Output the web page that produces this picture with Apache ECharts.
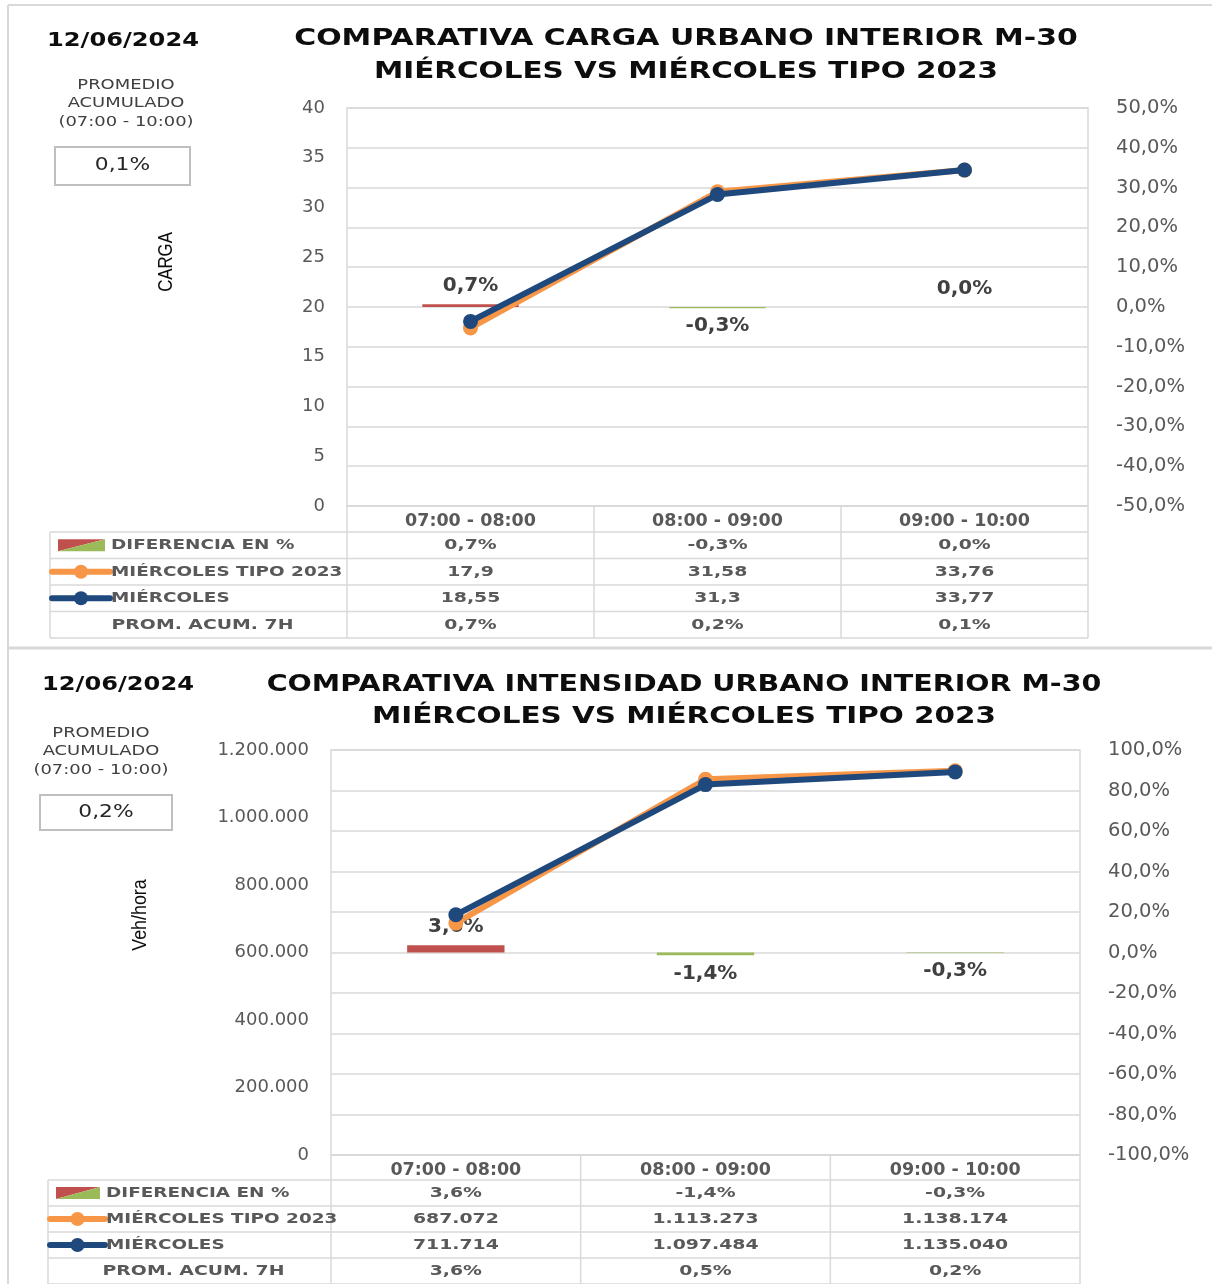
<!DOCTYPE html>
<html>
<head>
<meta charset="utf-8">
<script src="https://cdn.jsdelivr.net/npm/echarts@6/dist/echarts.min.js"></script>
<style>
  html, body { margin: 0; padding: 0; background: #fff; }
  #chart { width: 1212px; height: 1284px; }
</style>
</head>
<body>
<div id="chart"></div>
<script>
// datos
const fecha = '12/06/2024';
const franjas = ['07:00 - 08:00', '08:00 - 09:00', '09:00 - 10:00'];
const filas = ['DIFERENCIA EN %', 'MIÉRCOLES TIPO 2023', 'MIÉRCOLES', 'PROM. ACUM. 7H'];

const cargaDif = [0.007, -0.003, 0.0003];
const cargaTipo = [17.9, 31.58, 33.76];
const cargaDia = [18.55, 31.3, 33.77];
const cargaProm = [0.007, 0.002, 0.001];
const cargaEje = [0, 40, 5];
const cargaEjePct = [-0.5, 0.5, 0.1];

const intDif = [0.036, -0.014, -0.003];
const intTipo = [687072, 1113273, 1138174];
const intDia = [711714, 1097484, 1135040];
const intProm = [0.036, 0.005, 0.002];
const intEje = [0, 1200000, 200000];
const intEjePct = [-1, 1, 0.2];

const FONT = 'DejaVu Sans';
const GRIS = '#595959';
const LINEA = '#d9d9d9';
const ROJO = '#c0504d';
const VERDE = '#9bbb59';
const NARANJA = '#f79646';
const AZUL = '#1f497d';

function pct(v) { return (v * 100).toFixed(1).replace('.', ',') + '%'; }
function miles(v) { return String(Math.round(v)).replace(/\B(?=(\d{3})+(?!\d))/g, '.'); }
function decimal(v) { return String(v).replace('.', ','); }

const paneles = [
  {
    titulo: ['COMPARATIVA CARGA URBANO INTERIOR M-30', 'MIÉRCOLES VS MIÉRCOLES TIPO 2023'],
    ejeY: 'CARGA', dif: cargaDif, tipo: cargaTipo, dia: cargaDia, prom: cargaProm,
    eje: cargaEje, ejePct: cargaEjePct, fmtValor: decimal, fmtEje: v => String(v),
    grid: { left: 347, top: 108, width: 741, height: 398 },
    tituloX: 686, tituloY: [39, 72], tituloSx: [1.3, 1.28], fechaPos: [123, 41],
    promX: 126, promY: [85, 103, 122], caja: [55, 147, 135, 38],
    ejeYPos: [166, 262], ejeYSx: 0.8, tablaIzq: 50, filaY: 532, filaH: 26.5,
    simb: [52, 110], textoX: 111
  },
  {
    titulo: ['COMPARATIVA INTENSIDAD URBANO INTERIOR M-30', 'MIÉRCOLES VS MIÉRCOLES TIPO 2023'],
    ejeY: 'Veh/hora', dif: intDif, tipo: intTipo, dia: intDia, prom: intProm,
    eje: intEje, ejePct: intEjePct, fmtValor: miles, fmtEje: miles,
    grid: { left: 331, top: 750, width: 749, height: 405 },
    tituloX: 684, tituloY: [685, 717], tituloSx: [1.24, 1.28], fechaPos: [118, 685],
    promX: 101, promY: [733, 751, 770], caja: [40, 795, 132, 35],
    ejeYPos: [140, 915], ejeYSx: 0.85, tablaIzq: 48, filaY: 1180, filaH: 26,
    simb: [50, 105], textoX: 106
  }
];

const chart = echarts.init(document.getElementById('chart'));

const grid = [], xAxis = [], yAxis = [], series = [];
paneles.forEach((p, i) => {
  grid.push(Object.assign({ show: true, borderColor: LINEA, borderWidth: 1.5, backgroundColor: 'transparent' }, p.grid));
  xAxis.push({
    type: 'category', gridIndex: i, data: franjas,
    axisLine: { show: true, lineStyle: { color: LINEA, width: 1.5 } },
    axisTick: { show: false },
    axisLabel: { margin: 6, fontFamily: FONT, fontWeight: 'bold', fontSize: 17.5, color: GRIS }
  });
  yAxis.push({
    type: 'value', gridIndex: i, position: 'left',
    min: p.eje[0], max: p.eje[1], interval: p.eje[2],
    splitLine: { show: false }, axisLine: { show: false }, axisTick: { show: false },
    axisLabel: { margin: 22, fontFamily: FONT, fontSize: 18, color: GRIS, formatter: p.fmtEje }
  });
  yAxis.push({
    type: 'value', gridIndex: i, position: 'right',
    min: p.ejePct[0], max: p.ejePct[1], interval: p.ejePct[2],
    splitLine: { show: true, lineStyle: { color: LINEA, width: 1.5 } },
    axisLine: { show: false }, axisTick: { show: false },
    axisLabel: { margin: 28, fontFamily: FONT, fontSize: 19.5, color: GRIS, formatter: v => pct(v) }
  });
  series.push({
    type: 'bar', name: filas[0], xAxisIndex: i, yAxisIndex: 2 * i + 1, barWidth: '39%',
    data: p.dif.map(v => ({
      value: v,
      itemStyle: { color: v >= 0 ? ROJO : VERDE },
      label: { position: v >= 0 ? 'top' : 'bottom' }
    })),
    label: {
      show: true, distance: 8, formatter: d => pct(d.value),
      fontFamily: FONT, fontWeight: 'bold', fontSize: 20, color: '#404040'
    },
    z: 2
  });
  series.push({
    type: 'line', name: filas[1], xAxisIndex: i, yAxisIndex: 2 * i, data: p.tipo,
    symbol: 'circle', symbolSize: 15, lineStyle: { width: 6, color: NARANJA },
    itemStyle: { color: NARANJA }, z: 3
  });
  series.push({
    type: 'line', name: filas[2], xAxisIndex: i, yAxisIndex: 2 * i, data: p.dia,
    symbol: 'circle', symbolSize: 15, lineStyle: { width: 6, color: AZUL },
    itemStyle: { color: AZUL }, z: 4
  });
});

chart.setOption({ animation: false, backgroundColor: '#fff', grid, xAxis, yAxis, series });

function texto(x, y, t, o) {
  o = o || {};
  return {
    type: 'text', x: x, y: y, scaleX: o.sx == null ? 1.22 : o.sx, rotation: o.rot || 0, z: 10,
    style: {
      text: t, fontFamily: o.font || FONT, fontSize: o.size || 15, fontWeight: o.bold ? 'bold' : 'normal',
      fill: o.color || GRIS, align: o.align || 'center', verticalAlign: 'middle',
      textAlign: o.align || 'center', textVerticalAlign: 'middle'
    }
  };
}
function linea(x1, y1, x2, y2, w, c) {
  return { type: 'line', z: 5, shape: { x1, y1, x2, y2 }, style: { stroke: c || LINEA, lineWidth: w || 1.5 } };
}

const graphic = [];
// marcos
graphic.push(linea(8, 5, 1212, 5, 2));
graphic.push(linea(8, 5, 8, 1284, 2));
graphic.push(linea(8, 648, 1212, 648, 3));

paneles.forEach((p, i) => {
  const g = p.grid;
  graphic.push(texto(p.tituloX, p.tituloY[0], p.titulo[0], { size: 23, bold: true, color: '#0d0d0d', sx: p.tituloSx[0] }));
  graphic.push(texto(p.tituloX, p.tituloY[1], p.titulo[1], { size: 23, bold: true, color: '#0d0d0d', sx: p.tituloSx[1] }));
  graphic.push(texto(p.fechaPos[0], p.fechaPos[1], fecha, { size: 19, bold: true, color: '#0d0d0d', sx: 1.27 }));
  ['PROMEDIO', 'ACUMULADO', '(07:00 - 10:00)'].forEach((t, k) =>
    graphic.push(texto(p.promX, p.promY[k], t, { size: 14, color: '#404040', sx: 1.28 })));
  const c = p.caja;
  graphic.push({ type: 'rect', z: 5, shape: { x: c[0], y: c[1], width: c[2], height: c[3] },
    style: { fill: '#fff', stroke: '#bfbfbf', lineWidth: 2 } });
  graphic.push(texto(c[0] + c[2] / 2, c[1] + c[3] / 2, pct(p.prom[p.prom.length - 1]), { size: 17, color: '#262626', sx: 1.28 }));
  graphic.push(texto(p.ejeYPos[0], p.ejeYPos[1], p.ejeY,
    { font: 'Liberation Sans', size: 21, color: '#0d0d0d', sx: p.ejeYSx, rot: Math.PI / 2 }));

  // tabla
  const centros = franjas.map(f => chart.convertToPixel({ xAxisIndex: i }, f));
  const banda = centros[1] - centros[0];
  const bordes = [centros[0] - banda / 2].concat(centros.map(x => x + banda / 2));
  const fondo = p.filaY + p.filaH * 4;
  for (let r = 0; r <= 4; r++) {
    const y = p.filaY + p.filaH * r;
    graphic.push(linea(p.tablaIzq, y, bordes[3], y));
  }
  graphic.push(linea(p.tablaIzq, p.filaY, p.tablaIzq, fondo));
  bordes.forEach(x => graphic.push(linea(x, g.top + g.height, x, fondo)));

  const valores = [p.dif.map(pct), p.tipo.map(p.fmtValor), p.dia.map(p.fmtValor), p.prom.map(pct)];
  valores.forEach((fila, r) => {
    const y = p.filaY + p.filaH * (r + 0.5);
    fila.forEach((v, j) => graphic.push(texto(centros[j], y, v, { size: 14.5, bold: true, sx: 1.3 })));
    if (r < 3) {
      graphic.push(texto(p.textoX, y, filas[r], { size: 14.5, bold: true, align: 'left', sx: 1.27 }));
    } else {
      graphic.push(texto((p.tablaIzq + bordes[0]) / 2 + 4, y, filas[r], { size: 14.5, bold: true, sx: 1.3 }));
    }
  });
  // simbolos de leyenda
  const s = p.simb;
  const y0 = p.filaY + p.filaH * 0.5;
  const sx0 = s[0] + 6, sx1 = s[1] - 5;
  graphic.push({ type: 'polygon', z: 6, shape: { points: [[sx0, y0 - 6], [sx1, y0 - 6], [sx0, y0 + 6]] }, style: { fill: ROJO } });
  graphic.push({ type: 'polygon', z: 6, shape: { points: [[sx1, y0 - 6], [sx1, y0 + 6], [sx0, y0 + 6]] }, style: { fill: VERDE } });
  [[1, NARANJA], [2, AZUL]].forEach(([r, col]) => {
    const y = p.filaY + p.filaH * (r + 0.5);
    graphic.push({ type: 'line', z: 6, shape: { x1: s[0], y1: y, x2: s[1], y2: y },
      style: { stroke: col, lineWidth: 6, lineCap: 'round' } });
    graphic.push({ type: 'circle', z: 7, shape: { cx: (s[0] + s[1]) / 2, cy: y, r: 7 }, style: { fill: col } });
  });
});

chart.setOption({ graphic });
</script>
</body>
</html>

● ● ● ●

**Task directions**
Return only the lines from the start of the data through the line that contains "return String(v).replace('.', ',');", please, copying them exactly and omitting all pictures.

**Response**
Output the web page that produces this picture with Apache ECharts.
<!DOCTYPE html>
<html>
<head>
<meta charset="utf-8">
<script src="https://cdn.jsdelivr.net/npm/echarts@6/dist/echarts.min.js"></script>
<style>
  html, body { margin: 0; padding: 0; background: #fff; }
  #chart { width: 1212px; height: 1284px; }
</style>
</head>
<body>
<div id="chart"></div>
<script>
// datos
const fecha = '12/06/2024';
const franjas = ['07:00 - 08:00', '08:00 - 09:00', '09:00 - 10:00'];
const filas = ['DIFERENCIA EN %', 'MIÉRCOLES TIPO 2023', 'MIÉRCOLES', 'PROM. ACUM. 7H'];

const cargaDif = [0.007, -0.003, 0.0003];
const cargaTipo = [17.9, 31.58, 33.76];
const cargaDia = [18.55, 31.3, 33.77];
const cargaProm = [0.007, 0.002, 0.001];
const cargaEje = [0, 40, 5];
const cargaEjePct = [-0.5, 0.5, 0.1];

const intDif = [0.036, -0.014, -0.003];
const intTipo = [687072, 1113273, 1138174];
const intDia = [711714, 1097484, 1135040];
const intProm = [0.036, 0.005, 0.002];
const intEje = [0, 1200000, 200000];
const intEjePct = [-1, 1, 0.2];

const FONT = 'DejaVu Sans';
const GRIS = '#595959';
const LINEA = '#d9d9d9';
const ROJO = '#c0504d';
const VERDE = '#9bbb59';
const NARANJA = '#f79646';
const AZUL = '#1f497d';

function pct(v) { return (v * 100).toFixed(1).replace('.', ',') + '%'; }
function miles(v) { return String(Math.round(v)).replace(/\B(?=(\d{3})+(?!\d))/g, '.'); }
function decimal(v) { return String(v).replace('.', ','); }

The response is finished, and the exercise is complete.